**Task brief:**
Search the listing below for the string "with" and copy every line where it occurs.

**Code that draws figures:**
++++++++++++++++++++
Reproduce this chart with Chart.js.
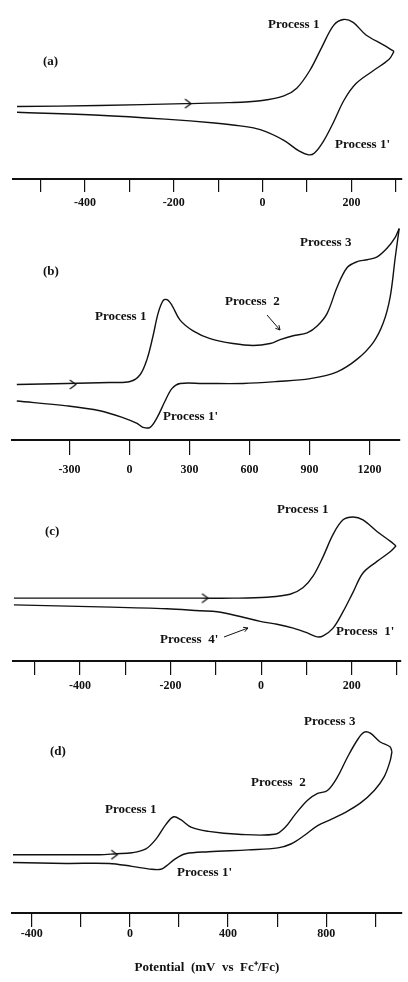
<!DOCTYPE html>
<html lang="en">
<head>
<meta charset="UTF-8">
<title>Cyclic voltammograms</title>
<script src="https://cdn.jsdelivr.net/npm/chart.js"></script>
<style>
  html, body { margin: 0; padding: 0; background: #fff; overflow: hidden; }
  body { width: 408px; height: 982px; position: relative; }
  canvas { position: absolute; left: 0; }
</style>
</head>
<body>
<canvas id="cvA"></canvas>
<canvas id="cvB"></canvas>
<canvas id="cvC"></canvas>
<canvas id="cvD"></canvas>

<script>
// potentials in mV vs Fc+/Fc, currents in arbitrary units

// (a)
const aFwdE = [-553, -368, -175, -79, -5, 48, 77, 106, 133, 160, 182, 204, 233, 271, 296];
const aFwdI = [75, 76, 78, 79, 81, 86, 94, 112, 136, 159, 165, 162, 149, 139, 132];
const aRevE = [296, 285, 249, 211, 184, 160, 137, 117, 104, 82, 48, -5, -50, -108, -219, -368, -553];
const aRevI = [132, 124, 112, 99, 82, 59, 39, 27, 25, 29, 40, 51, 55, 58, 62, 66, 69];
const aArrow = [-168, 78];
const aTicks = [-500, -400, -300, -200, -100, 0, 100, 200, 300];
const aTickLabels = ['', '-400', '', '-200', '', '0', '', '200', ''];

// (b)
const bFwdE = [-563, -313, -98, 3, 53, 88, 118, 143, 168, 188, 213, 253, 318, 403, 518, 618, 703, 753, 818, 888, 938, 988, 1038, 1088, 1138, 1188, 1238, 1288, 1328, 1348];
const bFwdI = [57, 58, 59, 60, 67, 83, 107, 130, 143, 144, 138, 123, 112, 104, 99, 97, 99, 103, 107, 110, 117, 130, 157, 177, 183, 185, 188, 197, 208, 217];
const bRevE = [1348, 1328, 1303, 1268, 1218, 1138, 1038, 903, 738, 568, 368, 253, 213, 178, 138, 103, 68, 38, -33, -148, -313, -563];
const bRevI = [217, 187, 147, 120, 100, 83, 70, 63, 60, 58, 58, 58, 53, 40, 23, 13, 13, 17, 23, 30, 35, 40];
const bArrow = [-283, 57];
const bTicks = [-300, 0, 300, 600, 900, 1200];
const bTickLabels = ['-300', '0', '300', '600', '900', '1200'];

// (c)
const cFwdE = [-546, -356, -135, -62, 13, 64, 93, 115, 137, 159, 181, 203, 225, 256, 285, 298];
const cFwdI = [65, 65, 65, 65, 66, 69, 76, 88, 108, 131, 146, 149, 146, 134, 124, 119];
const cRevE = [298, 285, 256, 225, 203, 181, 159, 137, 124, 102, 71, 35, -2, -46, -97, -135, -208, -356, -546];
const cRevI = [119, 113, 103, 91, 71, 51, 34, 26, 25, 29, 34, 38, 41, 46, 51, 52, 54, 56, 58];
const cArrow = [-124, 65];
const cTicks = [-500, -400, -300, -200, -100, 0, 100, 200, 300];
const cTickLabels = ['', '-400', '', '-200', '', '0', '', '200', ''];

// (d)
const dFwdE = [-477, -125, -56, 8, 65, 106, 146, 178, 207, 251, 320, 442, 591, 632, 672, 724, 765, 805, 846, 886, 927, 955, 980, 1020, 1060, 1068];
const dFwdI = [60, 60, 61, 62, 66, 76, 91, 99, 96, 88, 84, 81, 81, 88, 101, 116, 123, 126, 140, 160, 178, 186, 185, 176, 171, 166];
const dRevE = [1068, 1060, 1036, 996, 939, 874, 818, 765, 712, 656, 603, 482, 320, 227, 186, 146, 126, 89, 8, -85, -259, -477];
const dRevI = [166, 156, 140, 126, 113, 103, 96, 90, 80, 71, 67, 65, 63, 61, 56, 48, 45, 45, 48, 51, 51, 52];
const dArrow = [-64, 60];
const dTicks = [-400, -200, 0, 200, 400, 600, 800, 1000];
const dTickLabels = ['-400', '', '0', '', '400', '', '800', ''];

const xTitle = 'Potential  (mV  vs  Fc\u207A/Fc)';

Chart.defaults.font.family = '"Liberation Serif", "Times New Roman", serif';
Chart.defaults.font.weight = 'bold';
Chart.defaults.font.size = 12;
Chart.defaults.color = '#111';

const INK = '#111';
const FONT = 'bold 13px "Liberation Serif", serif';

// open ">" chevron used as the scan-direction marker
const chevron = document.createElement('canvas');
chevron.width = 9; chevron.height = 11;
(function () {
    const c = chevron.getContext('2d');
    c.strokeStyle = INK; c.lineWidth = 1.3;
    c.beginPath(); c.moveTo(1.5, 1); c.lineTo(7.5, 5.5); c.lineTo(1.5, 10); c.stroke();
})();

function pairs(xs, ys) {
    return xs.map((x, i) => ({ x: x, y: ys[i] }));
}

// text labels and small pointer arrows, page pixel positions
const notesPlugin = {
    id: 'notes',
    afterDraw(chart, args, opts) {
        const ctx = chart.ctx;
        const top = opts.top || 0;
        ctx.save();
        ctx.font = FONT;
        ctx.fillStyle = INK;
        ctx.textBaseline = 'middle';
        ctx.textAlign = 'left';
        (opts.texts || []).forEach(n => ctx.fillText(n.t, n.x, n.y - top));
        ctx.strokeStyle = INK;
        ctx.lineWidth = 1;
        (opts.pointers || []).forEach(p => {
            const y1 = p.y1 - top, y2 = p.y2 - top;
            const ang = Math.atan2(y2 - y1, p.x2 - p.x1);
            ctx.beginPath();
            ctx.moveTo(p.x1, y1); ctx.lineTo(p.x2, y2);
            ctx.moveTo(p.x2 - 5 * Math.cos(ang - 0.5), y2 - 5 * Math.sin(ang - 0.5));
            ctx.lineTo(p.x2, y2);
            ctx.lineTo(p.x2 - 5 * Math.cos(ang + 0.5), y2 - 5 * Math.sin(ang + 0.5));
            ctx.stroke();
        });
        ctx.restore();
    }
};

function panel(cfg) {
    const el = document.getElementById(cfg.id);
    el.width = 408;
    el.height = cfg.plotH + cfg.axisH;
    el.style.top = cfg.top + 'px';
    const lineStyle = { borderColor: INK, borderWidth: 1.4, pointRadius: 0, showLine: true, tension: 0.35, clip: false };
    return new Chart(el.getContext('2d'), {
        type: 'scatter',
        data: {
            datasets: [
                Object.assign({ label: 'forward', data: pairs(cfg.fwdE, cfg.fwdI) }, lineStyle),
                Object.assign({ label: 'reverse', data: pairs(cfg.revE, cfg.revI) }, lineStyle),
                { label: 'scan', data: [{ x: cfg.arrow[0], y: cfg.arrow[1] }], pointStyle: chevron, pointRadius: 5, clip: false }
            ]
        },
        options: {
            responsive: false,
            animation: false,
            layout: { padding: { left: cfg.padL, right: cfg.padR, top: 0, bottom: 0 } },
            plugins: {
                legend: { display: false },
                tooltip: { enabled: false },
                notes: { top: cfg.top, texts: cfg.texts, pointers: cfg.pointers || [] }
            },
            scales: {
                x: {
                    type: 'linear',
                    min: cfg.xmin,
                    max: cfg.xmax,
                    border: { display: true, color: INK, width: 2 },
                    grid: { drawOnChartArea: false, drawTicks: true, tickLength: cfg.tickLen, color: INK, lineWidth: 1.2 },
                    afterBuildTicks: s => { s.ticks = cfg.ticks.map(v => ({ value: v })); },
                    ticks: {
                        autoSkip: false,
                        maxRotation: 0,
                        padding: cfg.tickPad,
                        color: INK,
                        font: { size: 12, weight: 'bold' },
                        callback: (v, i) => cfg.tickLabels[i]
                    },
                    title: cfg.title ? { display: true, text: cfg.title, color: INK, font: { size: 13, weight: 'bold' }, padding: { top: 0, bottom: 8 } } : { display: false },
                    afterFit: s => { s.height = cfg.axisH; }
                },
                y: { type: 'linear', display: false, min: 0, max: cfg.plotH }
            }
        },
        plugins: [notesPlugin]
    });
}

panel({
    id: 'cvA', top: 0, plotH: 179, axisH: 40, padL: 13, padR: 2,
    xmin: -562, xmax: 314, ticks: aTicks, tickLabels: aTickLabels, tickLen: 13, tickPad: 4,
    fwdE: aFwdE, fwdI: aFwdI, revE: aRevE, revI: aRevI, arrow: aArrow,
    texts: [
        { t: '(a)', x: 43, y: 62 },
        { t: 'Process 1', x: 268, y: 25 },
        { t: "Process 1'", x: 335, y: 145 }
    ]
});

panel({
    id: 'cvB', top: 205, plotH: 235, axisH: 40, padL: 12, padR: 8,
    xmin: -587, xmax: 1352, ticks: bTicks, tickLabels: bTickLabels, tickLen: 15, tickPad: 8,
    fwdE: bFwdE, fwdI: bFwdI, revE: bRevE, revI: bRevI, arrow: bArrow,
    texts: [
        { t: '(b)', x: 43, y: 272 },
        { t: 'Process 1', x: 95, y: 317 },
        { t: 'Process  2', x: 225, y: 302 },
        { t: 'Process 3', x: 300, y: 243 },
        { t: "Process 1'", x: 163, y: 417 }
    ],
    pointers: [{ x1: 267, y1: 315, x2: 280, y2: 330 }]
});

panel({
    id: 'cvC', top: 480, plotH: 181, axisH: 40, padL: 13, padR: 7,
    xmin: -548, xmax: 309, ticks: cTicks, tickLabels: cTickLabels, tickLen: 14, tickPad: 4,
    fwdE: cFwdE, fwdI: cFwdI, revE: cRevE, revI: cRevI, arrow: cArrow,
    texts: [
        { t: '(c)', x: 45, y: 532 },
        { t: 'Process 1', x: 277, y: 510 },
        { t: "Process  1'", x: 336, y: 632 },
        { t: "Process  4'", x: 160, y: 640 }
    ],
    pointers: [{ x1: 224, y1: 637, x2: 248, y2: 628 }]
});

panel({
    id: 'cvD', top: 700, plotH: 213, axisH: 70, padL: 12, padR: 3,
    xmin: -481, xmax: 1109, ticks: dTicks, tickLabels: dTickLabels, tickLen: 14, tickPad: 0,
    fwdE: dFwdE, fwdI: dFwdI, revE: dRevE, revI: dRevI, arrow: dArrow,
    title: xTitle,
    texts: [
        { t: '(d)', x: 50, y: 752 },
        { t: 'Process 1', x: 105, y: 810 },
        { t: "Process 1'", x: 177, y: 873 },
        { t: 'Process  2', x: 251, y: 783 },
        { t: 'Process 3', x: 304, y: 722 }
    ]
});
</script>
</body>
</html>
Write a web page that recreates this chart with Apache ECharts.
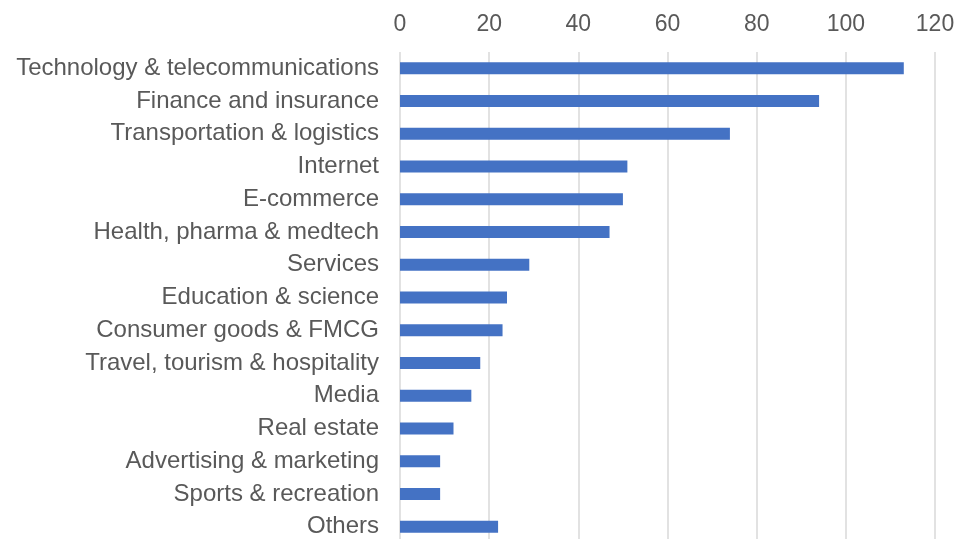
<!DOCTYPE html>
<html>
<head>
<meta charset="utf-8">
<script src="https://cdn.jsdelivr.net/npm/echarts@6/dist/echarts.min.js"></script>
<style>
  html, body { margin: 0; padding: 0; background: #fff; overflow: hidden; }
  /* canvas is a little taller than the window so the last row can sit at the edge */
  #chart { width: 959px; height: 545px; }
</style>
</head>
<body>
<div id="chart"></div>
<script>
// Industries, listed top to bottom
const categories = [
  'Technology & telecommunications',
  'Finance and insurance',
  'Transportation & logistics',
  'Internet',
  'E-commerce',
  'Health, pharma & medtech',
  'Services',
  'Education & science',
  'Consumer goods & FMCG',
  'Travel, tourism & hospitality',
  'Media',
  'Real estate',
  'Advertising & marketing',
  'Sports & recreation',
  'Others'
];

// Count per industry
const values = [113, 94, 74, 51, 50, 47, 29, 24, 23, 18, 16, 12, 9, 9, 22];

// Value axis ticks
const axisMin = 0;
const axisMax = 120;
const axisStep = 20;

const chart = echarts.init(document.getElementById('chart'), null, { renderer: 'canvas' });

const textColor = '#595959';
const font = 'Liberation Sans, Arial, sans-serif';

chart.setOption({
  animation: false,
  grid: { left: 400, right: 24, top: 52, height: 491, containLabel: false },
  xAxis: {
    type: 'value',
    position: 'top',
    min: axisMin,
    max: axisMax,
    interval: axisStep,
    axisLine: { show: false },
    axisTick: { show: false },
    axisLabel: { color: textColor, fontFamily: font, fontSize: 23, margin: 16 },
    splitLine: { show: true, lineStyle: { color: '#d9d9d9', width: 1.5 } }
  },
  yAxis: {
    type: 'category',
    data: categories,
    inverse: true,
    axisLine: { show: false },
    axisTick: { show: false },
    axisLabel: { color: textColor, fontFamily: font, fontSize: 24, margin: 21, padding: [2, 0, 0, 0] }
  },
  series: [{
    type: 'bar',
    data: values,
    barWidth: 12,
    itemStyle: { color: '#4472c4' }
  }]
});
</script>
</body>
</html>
++++++++++++++++++++
**The solution:**
Reproduce this chart with Chart.js.
Write a web page that recreates this chart with Apache ECharts.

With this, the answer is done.